Letrinas | Por Mónica Castro Lara
Por las mañanas,
por las tardes y por las noches, la rutina es siempre la misma: cada que me
lavo los dientes, me coloco frente al espejo del baño, me agacho para sacar la
pasta dental que está dentro del mueble del lavabo y, ahí está... como esperándome.

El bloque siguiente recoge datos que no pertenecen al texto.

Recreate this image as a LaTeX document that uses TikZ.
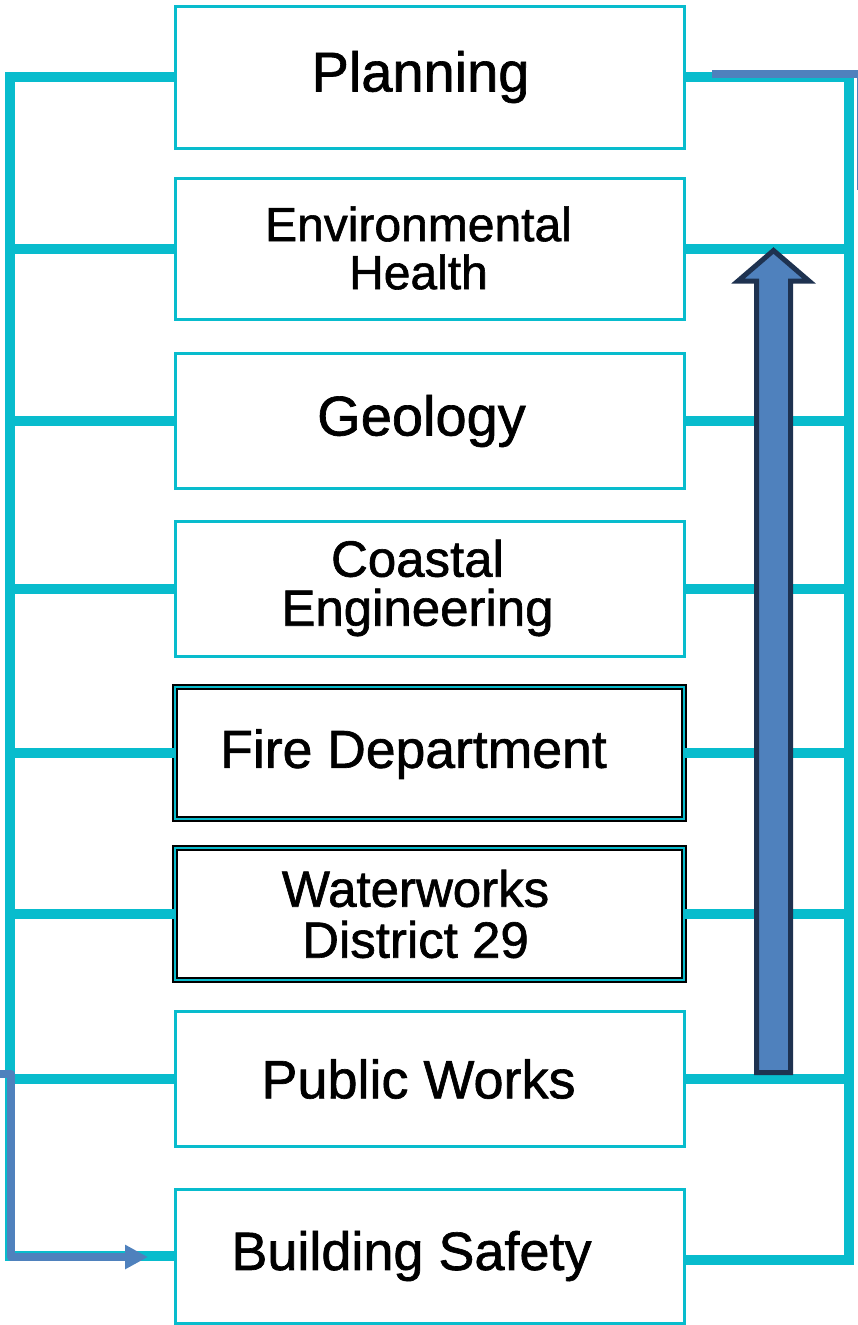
\documentclass[tikz,border=0pt]{standalone}
\usepackage{fontspec}
\setmainfont{Liberation Sans}
\newfontfamily\grossa{Liberation Sans}[FakeBold=1.2]
\usepackage{tikz}
\usetikzlibrary{arrows.meta}
\definecolor{ciano}{RGB}{8,188,205}
\definecolor{azulseta}{RGB}{79,129,189}
\definecolor{bordaseta}{RGB}{30,50,80}
\newcommand{\corA}{ciano}
\newcommand{\corB}{azulseta}
\newcommand{\corC}{bordaseta}
\newcommand{\tam}[1]{\grossa\fontsize{#1}{#1}\selectfont}

\begin{document}
\begin{tikzpicture}[x=1pt, y=-1pt,
    caixa/.style={draw=\corA, line width=3pt, fill=white, minimum width=509pt, inner sep=0pt},
    caixadupla/.style={caixa, draw=black, line width=1.5pt, double=\corA, double distance=2.5pt},
    rotulo/.style={align=center, inner sep=0pt, xshift=-11pt},
    barra/.style={draw=\corA, line width=10pt},
    guia/.style={draw=\corB, line width=8pt, line join=round}]
    \useasboundingbox (0,0) rectangle (858,1325);

          % caixas
        \node[caixa, minimum height=142pt, label={[rotulo, font=\tam{56}, xshift=2pt]center:Planning}] (plan) at (429.5,77) {};
        \node[caixa, minimum height=141pt, label={[rotulo, font=\tam{48}, yshift=1pt]center:Environmental\\Health}] (envh) at (429.5,249) {};
        \node[caixa, minimum height=135.5pt, label={[rotulo, font=\tam{56}, xshift=3pt]center:Geology}] (geol) at (429.5,421) {};
        \node[caixa, minimum height=134.5pt, label={[rotulo, font=\tam{51}, xshift=-1pt, yshift=1pt]center:Coastal\\[-2pt]Engineering}] (coast) at (429.5,589) {};
        \node[caixadupla, minimum height=132pt, label={[rotulo, font=\tam{53.5}, xshift=-5pt, yshift=-1pt]center:Fire Department}] (fire) at (429.5,753) {};
        \node[caixadupla, minimum height=132pt, label={[rotulo, font=\tam{51}, xshift=-3pt]center:Waterworks\\District 29}] (water) at (429.5,914) {};
        \node[caixa, minimum height=135.5pt, label={[rotulo, font=\tam{54}]center:Public Works}] (works) at (429.5,1079) {};
        \node[caixa, minimum height=134pt, label={[rotulo, font=\tam{54}, xshift=-7pt]center:Building Safety}] (build) at (429.5,1256) {};

          % barras laterais
        \coordinate (esq) at (10,0);
        \coordinate (dir) at (849,0);
        \draw[barra] (plan.west) -- (plan.west -| esq) -- (build.west -| esq) -- (build.west);
        \draw[barra] (plan.east) -- (plan.east -| dir) -- ([yshift=-4pt]build.east -| dir) -- ([yshift=-4pt]build.east);
        \foreach \n in {envh,geol,coast,fire,water,works}
            \draw[barra] (\n.west) -- (\n.west -| esq) (\n.east) -- (\n.east -| dir);

          % seta grande
        \filldraw[fill=\corB, draw=\corC, line width=5pt] (756.5,1072.5) -- (756.5,281) -- (738,281) -- (773.5,250.5) -- (809,281) -- (790.5,281) -- (790.5,1072.5) -- cycle;

          % guias
        \coordinate (ponta) at (148,1257);
        \draw[guia, -{Triangle[length=23pt,width=23pt]}] (-5,1074) -- (11,1074) -- (11,1257) -- (ponta);
        \draw[guia] (712,73.5) -- (861,73.5) -- (861,190);
    \end{tikzpicture}
\end{document}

Me la quedo mirando un rato antes de soplarle con todas mis fuerzas, lo que
hace que se esconda rápidamente debajo del mueble. Rutinaria ella y rutinaria
yo. Con ocho patas debió estar explorando el mundo entero, pero no. Algo de
seguro la orilló a permanecer en el baño de mi casa.
Pero desde ayer fue
todo distinto: no la vi en la mañana, ni en la tarde, ni en la noche. Comencé a
exasperarme al no poder verla. La busqué un rato y nada. Creí que teníamos todo
ya muy estudiado y ahora su ausencia forma parte de las múltiples cosas que no
puedo –y quisiera- controlar en mi vida.
Es de noche y
comienzo mi ya clásica rutina de lavarme los dientes. Siento un ligero
cosquilleo en el pulgar de mi pie izquierdo pero, lo ignoro. Estoy a punto de
escupir la espuma que emana de la pasta de dientes cuando el cosquilleo se
torna más bien en el que creí en ese instante, era dolor más agudo de toda mi pinche
vida. Trato de gritar pero me atraganto con la espuma; escupo todo lo que puedo
y sin dejar de toser, agacho la mirada solo para ver cómo la mitad de su cuerpo
está entre mi uña y la carne y, tras un segundo, penetra totalmente mi dedo con
rapidez y agilidad. Mi cuerpo entonces experimentó dolores y sensaciones
desconocidas, aunado a que la angustia, la taquicardia y la desesperación
estaban al tope. No me quedó más remedio que comenzar a arrancarme la uña; ese
sí fue el dolor más agudo de toda mi vida. Ya no quiero entrar en más detalles
pero, reconozco que cuando comencé a desgarrarme la piel del pie y después la
de la pierna entera, ya no estaba en mis cabales. No era yo. Estaba tan inmersa
en esta ‘curiosa’ situación que recuerdo muy, muy vagamente a mi familia
gritando, a los paramédicos, a la ambulancia y al hospital. Lo único que deseaba
era encontrarla y sacarla de mi cuerpo para continuar con nuestra rutina de “sopla
y esconde”, donde era yo la que tenía… digamos… cierto dominio sobre ella y no
al revés.
Tras varios días en
perfecto estado de sedación, desperté en casa con vendas y gasas en la parte
izquierda de mi cuerpo, lo que me impide constatar hasta dónde me arranqué la
piel. El dolor es insoportable, tremendamente insoportable. Comienzo a sentir un
cosquilleo pero esta vez, en el hombro. Volteo y veo una pequeña bola que se
mueve con algo de dificultad. Me la quedo viendo y decido soplarle con las
pocas fuerzas que tengo. Rápidamente se esconde detrás de mi hombro, donde no
puedo verla. ¡Ah! Mi hermosa rutina y yo, hemos vuelto a la normalidad.